Much of the film takes place in the little town of Hawthorne, Nebraska, where Woody grew up and where David has decided to stop to spend the weekend. The movie really captures small town sentiments and mannerisms here, to such an extent of authenticity that if you put some mountains in the distance, I would have felt like I was back home in Idaho while I was watching. The small town culture is frequently played to comedic effect, but never in an unrealistic way. And even more frequently, the town builds up a wistful longing for the past with the same economy as in the opening scene. Through it we come to understand Woody’s devotion to claiming the prize a little bit more.

I can’t really call a review of Nebraska complete without mentioning the fact that it is black and white. The deliberate choice to produce a movie without color is obviously unusual these days, and one has to ask why. I’ve seen other movies produced in black and white well after the advent of color, including The Artist and Good Night and Good Luck. But those films were generally set in the time periods of black and white film, and the lack of color in the movie enforces the setting. But Nebraska is firmly grounded in the present day, at least in literal terms. David’s Subaru Outback in the film is newer than my own. The black and white, then, serves a different purpose. Much of the film deals with contemplations of Woody’s past and the past of the little town of Hawthorne, and the black and white in the movie becomes something like an homage to times gone by. The score adds to this effect, sounding novel but having a folksy and solemn style that fits perfectly into the empty streets and country roads.

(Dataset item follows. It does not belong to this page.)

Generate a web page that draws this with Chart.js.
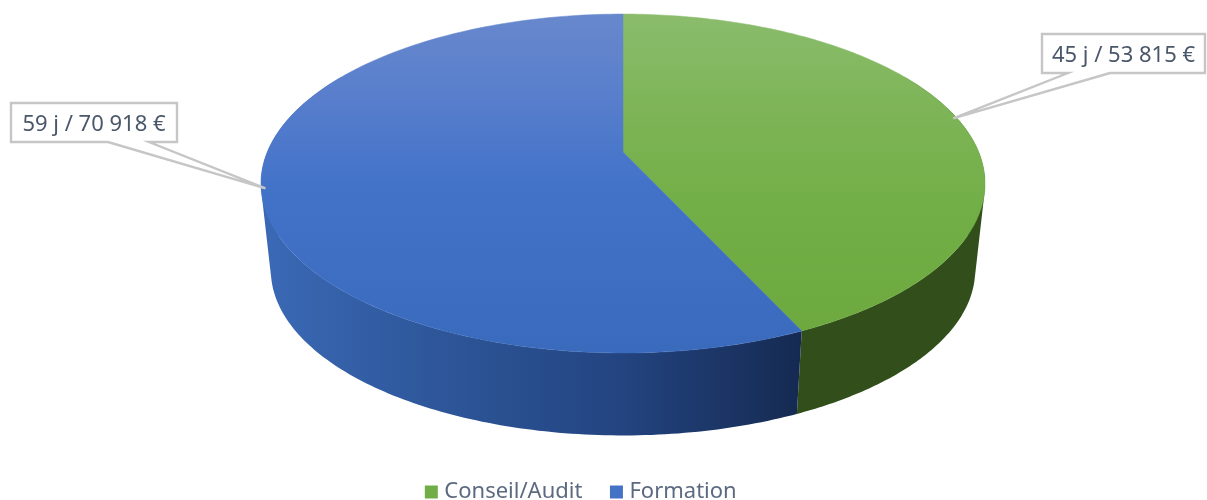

In the end, the film speaks a little on various themes, including greed, delusion, dedication, aging, and estrangement, but it never pretends to have all of the answers. Instead, it leaves pretty much all conclusions liberally to interpretation, and that fact is appealing on its own. By that observation, Nebraska is regional art at its finest, and it is wonderful to watch.

tl;dr: Nebraska has the unique accomplishment of making you feel nostalgic for a life you never had or saw.